The DTD declaration in decte.xml is as follows:

<!-- DTD declaration -->
<!DOCTYPE teiCorpus SYSTEM "tei.dtd" [

<!-- Additions to core entities in tei.dtd -->
<!ENTITY % TEI.corpus 'INCLUDE'>
<!ENTITY % TEI.header 'INCLUDE'>
<!ENTITY % TEI.textstructure 'INCLUDE'>
<!ENTITY % TEI.linking 'INCLUDE'>
<!ENTITY % TEI.analysis 'INCLUDE'>
<!ENTITY % TEI.namesdates 'INCLUDE'>
<!ENTITY % TEI.spoken 'INCLUDE'>

<!-- Additional ENTITY declarations -->
<!-- Interview XML files -->
<!ENTITY % interviews SYSTEM "interviews.ent"> %interviews;
<!-- Interview audio files -->
<!ENTITY % audiofiles SYSTEM "audiofiles.ent"> %audiofiles;


  •  <!DOCTYPE teiCorpus SYSTEM "tei.dtd" [...]> is the DOCTYPE declaration in which

- teiCorpus names the root element of the document to which the DTD applies.
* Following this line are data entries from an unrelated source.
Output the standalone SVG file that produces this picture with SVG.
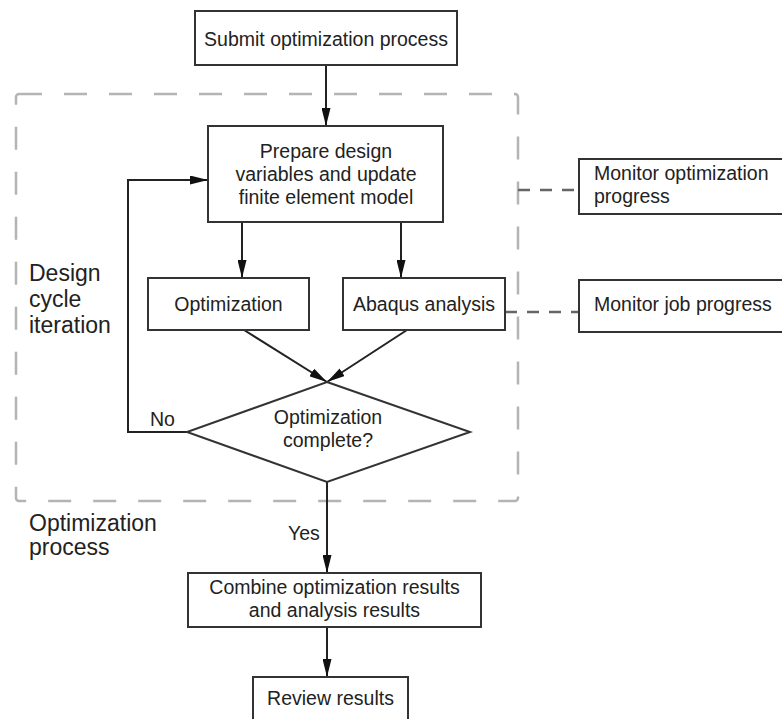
<svg xmlns="http://www.w3.org/2000/svg" width="782" height="719" viewBox="0 0 782 719">
<style>
.box{fill:#fff;stroke:#333;stroke-width:2}
.t{font-family:"Liberation Sans",Arial,sans-serif;font-size:19.5px;fill:#222;text-anchor:middle}
.tl{font-family:"Liberation Sans",Arial,sans-serif;font-size:19.5px;fill:#222}
.lbl{font-family:"Liberation Sans",Arial,sans-serif;font-size:23px;fill:#222}
.conn{fill:none;stroke:#222;stroke-width:2}
.mon{fill:none;stroke:#666;stroke-width:2.5;stroke-dasharray:12 10}
.region{fill:none;stroke:#b4b4b4;stroke-width:2.5;stroke-dasharray:23 22}
</style>
<defs>
<marker id="arr" markerUnits="userSpaceOnUse" markerWidth="18" markerHeight="9" refX="18" refY="4.5" orient="auto">
<path d="M0,0 L18,4.5 L0,9 z" fill="#111"/>
</marker>
</defs>
<rect width="782" height="719" fill="#fff"/>

<g id="region">
<rect class="region" x="16" y="94" width="502" height="407" rx="3"/>
<text class="lbl" x="29" y="281">Design</text>
<text class="lbl" x="29" y="307">cycle</text>
<text class="lbl" x="29" y="333">iteration</text>
<text class="lbl" x="29" y="531">Optimization</text>
<text class="lbl" x="29" y="555">process</text>
</g>

<g id="connectors">
<line class="conn" x1="326" y1="65" x2="326" y2="126" marker-end="url(#arr)"/>
<line class="conn" x1="242" y1="222" x2="242" y2="278" marker-end="url(#arr)"/>
<line class="conn" x1="401" y1="222" x2="401" y2="278" marker-end="url(#arr)"/>
<line class="conn" x1="244" y1="330" x2="327" y2="382" marker-end="url(#arr)"/>
<line class="conn" x1="407" y1="330" x2="327" y2="382" marker-end="url(#arr)"/>
<polyline class="conn" points="187,432 128,432 128,180 208,180" marker-end="url(#arr)"/>
<line class="conn" x1="327" y1="482" x2="327" y2="573" marker-end="url(#arr)"/>
<line class="conn" x1="327" y1="627" x2="327" y2="677" marker-end="url(#arr)"/>
<line class="mon" x1="518" y1="190" x2="579" y2="190"/>
<line class="mon" x1="505" y1="312" x2="579" y2="312"/>
<text class="tl" x="150" y="426">No</text>
<text class="tl" x="288" y="540">Yes</text>
</g>

<g id="submit">
<rect class="box" x="195" y="11" width="262" height="54"/>
<text class="t" x="326" y="46">Submit optimization process</text>
</g>

<g id="prepare">
<rect class="box" x="208" y="126" width="235" height="96"/>
<text class="t" x="326" y="158">Prepare design</text>
<text class="t" x="326" y="181">variables and update</text>
<text class="t" x="326" y="204">finite element model</text>
</g>

<g id="optimization">
<rect class="box" x="148" y="278" width="161" height="52"/>
<text class="t" x="228.5" y="311">Optimization</text>
</g>

<g id="abaqus">
<rect class="box" x="343" y="278" width="162" height="52"/>
<text class="t" x="424" y="311">Abaqus analysis</text>
</g>

<g id="monitor-opt">
<rect class="box" x="579" y="159" width="230" height="55"/>
<text class="tl" x="594" y="180">Monitor optimization</text>
<text class="tl" x="594" y="203">progress</text>
</g>

<g id="monitor-job">
<rect class="box" x="579" y="280" width="230" height="52"/>
<text class="tl" x="594" y="311">Monitor job progress</text>
</g>

<g id="decision">
<polygon class="box" points="327,382 470,432 327,482 187,432"/>
<text class="t" x="328" y="424">Optimization</text>
<text class="t" x="328" y="447">complete?</text>
</g>

<g id="combine">
<rect class="box" x="188" y="573" width="293" height="54"/>
<text class="t" x="334.5" y="594">Combine optimization results</text>
<text class="t" x="334.5" y="617">and analysis results</text>
</g>

<g id="review">
<rect class="box" x="253" y="677" width="155" height="60"/>
<text class="t" x="330.5" y="705">Review results</text>
</g>
</svg>
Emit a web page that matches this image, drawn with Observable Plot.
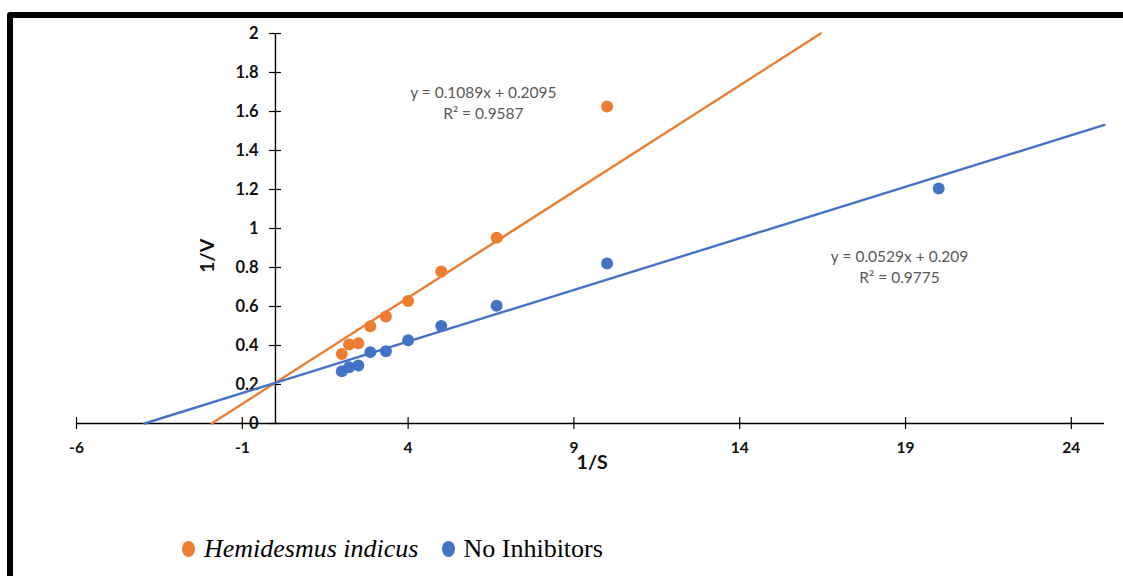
<!DOCTYPE html>
<html>
<head>
<meta charset="utf-8">
<script src="https://cdn.jsdelivr.net/npm/d3@7"></script>
<script src="https://cdn.jsdelivr.net/npm/@observablehq/plot@0.6"></script>
<style>
  body { margin: 0; background: #fff; }
  #wrap { position: relative; width: 1123px; height: 576px; overflow: hidden; background: #fff; }
  #frame { position: absolute; left: 7px; top: 12px; width: 1400px; height: 900px; border: 6px solid #000; border-radius: 3px; box-sizing: border-box; }
  #chart { position: absolute; left: 0; top: 0; }
  #legend { position: absolute; left: 182px; top: 532px; height: 34px; display: flex; align-items: center; font-family: "Liberation Serif", "Times New Roman", serif; font-size: 26px; color: #000; }
  .sw { display: inline-block; width: 13px; height: 16px; border-radius: 50%; }
  .it { font-style: italic; }
</style>
</head>
<body>
<div id="wrap">
  <div id="frame"></div>
  <div id="chart"></div>
  <div id="legend"></div>
</div>
<script>
// ---- data ----
const invS = [2, 2.22, 2.5, 2.86, 3.33, 4, 5, 6.67, 10, 20];
const hemidesmusInvV = [0.357, 0.405, 0.412, 0.499, 0.549, 0.628, 0.779, 0.953, 1.626];
const noInhibitorInvV = [0.268, 0.289, 0.297, 0.366, 0.371, 0.427, 0.500, 0.604, 0.820, 1.205];
const seriesNames = ["Hemidesmus indicus", "No Inhibitors"];
const seriesColors = ["#ED7D31", "#4472C4"];
const slopes = [0.1089, 0.0529];
const intercepts = [0.2095, 0.209];
const equationTexts = ["y = 0.1089x + 0.2095\nR² = 0.9587", "y = 0.0529x + 0.209\nR² = 0.9775"];
const equationAnchorX = [6.27, 18.82];
const equationAnchorY = [1.65, 0.81];
const xTicks = [-6, -1, 4, 9, 14, 19, 24];
const yTicks = [0, 0.2, 0.4, 0.6, 0.8, 1, 1.2, 1.4, 1.6, 1.8, 2];
const xDomain = [-6, 25];
const yDomain = [0, 2];

// ---- build tables ----
const points = [];
hemidesmusInvV.forEach((v, i) => points.push({x: invS[i], y: v, s: 0}));
noInhibitorInvV.forEach((v, i) => points.push({x: invS[i], y: v, s: 1}));

// trendlines (Excel linear fit, backward-forecast to 1/V = 0, clipped to the plot area)
const trend = [];
slopes.forEach((m, s) => {
  const b = intercepts[s];
  const xStart = Math.max(xDomain[0], (yDomain[0] - b) / m);
  const xEnd = Math.min(xDomain[1], (yDomain[1] - b) / m);
  trend.push({x: xStart, y: m * xStart + b, s});
  trend.push({x: xEnd, y: m * xEnd + b, s});
});

const eqs = equationTexts.map((t, s) => ({x: equationAnchorX[s], y: equationAnchorY[s], t}));

const W = 1123, H = 576;
const font = "Lato, 'Open Sans', sans-serif";

const chart = Plot.plot({
  width: W,
  height: H,
  marginLeft: 76,
  marginRight: 19,
  marginTop: 33,
  marginBottom: 153,
  style: {background: "transparent", fontFamily: font, overflow: "visible"},
  x: {domain: xDomain, axis: null},
  y: {domain: yDomain, axis: null},
  marks: [
    // axes lines
    Plot.ruleY([0], {x1: xDomain[0], x2: xDomain[1], stroke: "#000", strokeWidth: 1.4}),
    Plot.ruleX([0], {y1: yDomain[0], y2: yDomain[1], stroke: "#000", strokeWidth: 1.4}),
    // cross ticks
    Plot.ruleX(xTicks, {x: d => d, y1: 0, y2: 0, insetTop: 6, insetBottom: 6, stroke: "#000", strokeWidth: 1.2}),
    Plot.ruleY(yTicks, {y: d => d, x1: 0, x2: 0, insetLeft: 6, insetRight: 6, stroke: "#000", strokeWidth: 1.2}),
    // tick labels
    Plot.text(yTicks, {x: 0, y: d => d, text: d => String(d), dx: -17, textAnchor: "end", fontWeight: "bold", fontSize: 16.5, fill: "#111"}),
    Plot.text(xTicks, {x: d => d, y: 0, text: d => String(d), dy: 25, fontWeight: "bold", fontSize: 15.5, fill: "#111"}),
    // axis titles
    Plot.text(["1/S"], {x: 9.55, y: 0, text: d => d, dy: 39, fontWeight: "bold", fontSize: 19.5, fill: "#111"}),
    Plot.text(["1/V"], {x: -2.05, y: 0.86, text: d => d, rotate: -90, fontWeight: "bold", fontSize: 19.5, fill: "#111"}),
    // trendlines
    Plot.line(trend, {x: "x", y: "y", z: "s", stroke: d => seriesColors[d.s], strokeWidth: 2.4}),
    // points
    Plot.dot(points, {x: "x", y: "y", r: 6, fill: d => seriesColors[d.s], stroke: "none"}),
    // equations
    Plot.text(eqs, {x: "x", y: "y", text: "t", fontSize: 15.5, fill: "#595959", lineHeight: 1.35})
  ]
});
document.getElementById("chart").appendChild(chart);

// legend
const legend = document.getElementById("legend");
seriesNames.forEach((n, i) => {
  const sw = document.createElement("span");
  sw.className = "sw";
  sw.style.background = seriesColors[i];
  sw.style.marginRight = i === 0 ? "9px" : "8px";
  legend.appendChild(sw);
  const t = document.createElement("span");
  t.textContent = n;
  if (i === 0) { t.className = "it"; t.style.marginRight = "24px"; }
  legend.appendChild(t);
});
</script>
</body>
</html>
This is the name defined by the TEI as the root element name for language corpora (Guidelines 15).

- SYSTEM "tei.dtd" says that the required DTD definitions are available locally via the file tei.dtd. To understand the role of this file, one has to realize that the TEI DTD is partitioned into modules that can be selected according to the requirements of particular applications, thus obviating the need to include the entire DTD in situations where its full range is not required; tei.dtd is a 'driver' file which refers to these TEI DTD files (Guidelines 1).

- the square brackets [ ] enclose the DECTE-specific selections from the TEI DTD and some DECTE-specific <ENTITY> declarations. These are described in what follows.
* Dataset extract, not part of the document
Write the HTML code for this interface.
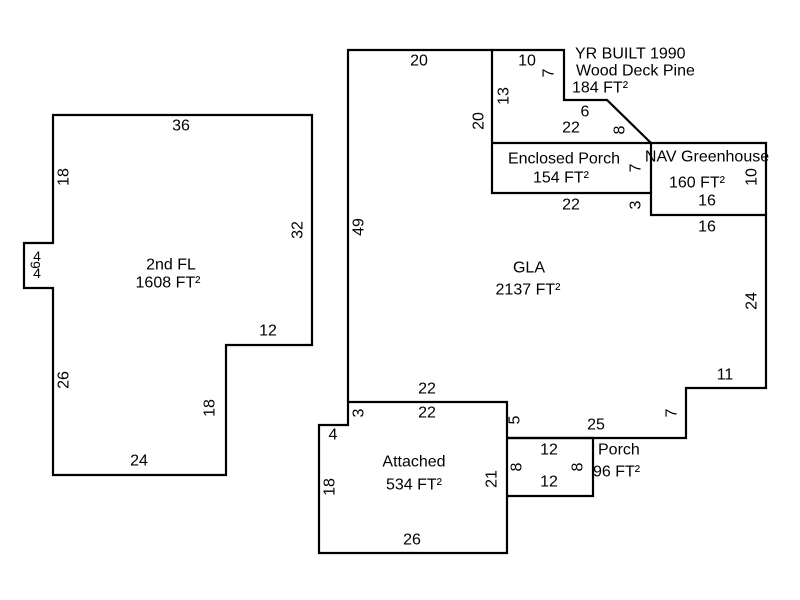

  • The <ENTITY> declarations from <!ENTITY % TEI.core 'INCLUDE'> to <!ENTITY % TEI.spoken 'INCLUDE'> select the parts of the full TEI DTD provided by TEI that are relevant to DECTE.

- <!ENTITY % TEI.core 'INCLUDE'> : The core tag set that every TEI-conformant document must have access to (Guidelines 3).

- <!ENTITY % TEI.corpus 'INCLUDE'> : Tags specific to language corpora (Guidelines 15).

- <!ENTITY % TEI.header 'INCLUDE'> : Inclusion of metadata (Guidelines 2).

- <!ENTITY % TEI.textstructure 'INCLUDE'> : Document structuring tags (Guidelines 4);

- <!ENTITY % TEI.linking 'INCLUDE'> : Linking and alignment of document components (Guidelines 16).

- <!ENTITY % TEI.analysis 'INCLUDE'> : Interpretation of document elements (Guidelines 17).

- <!ENTITY % TEI.namesdates 'INCLUDE'> : Inclusion of names, dates, and related information (Guidelines 13).

- <!ENTITY % TEI.spoken 'INCLUDE'> : Transcription of spoken language (Guidelines 8).

  • The additional <ENTITY> declarations are DECTE-specific additions to the TEI DTD.

- <!ENTITY % interviews SYSTEM "interviews.ent"> %interviews: List of the XML-formatted files included in DECTE.

- <!ENTITY % audiofiles SYSTEM "audiofiles.ent"> %audiofiles: List of the audio files included in DECTE.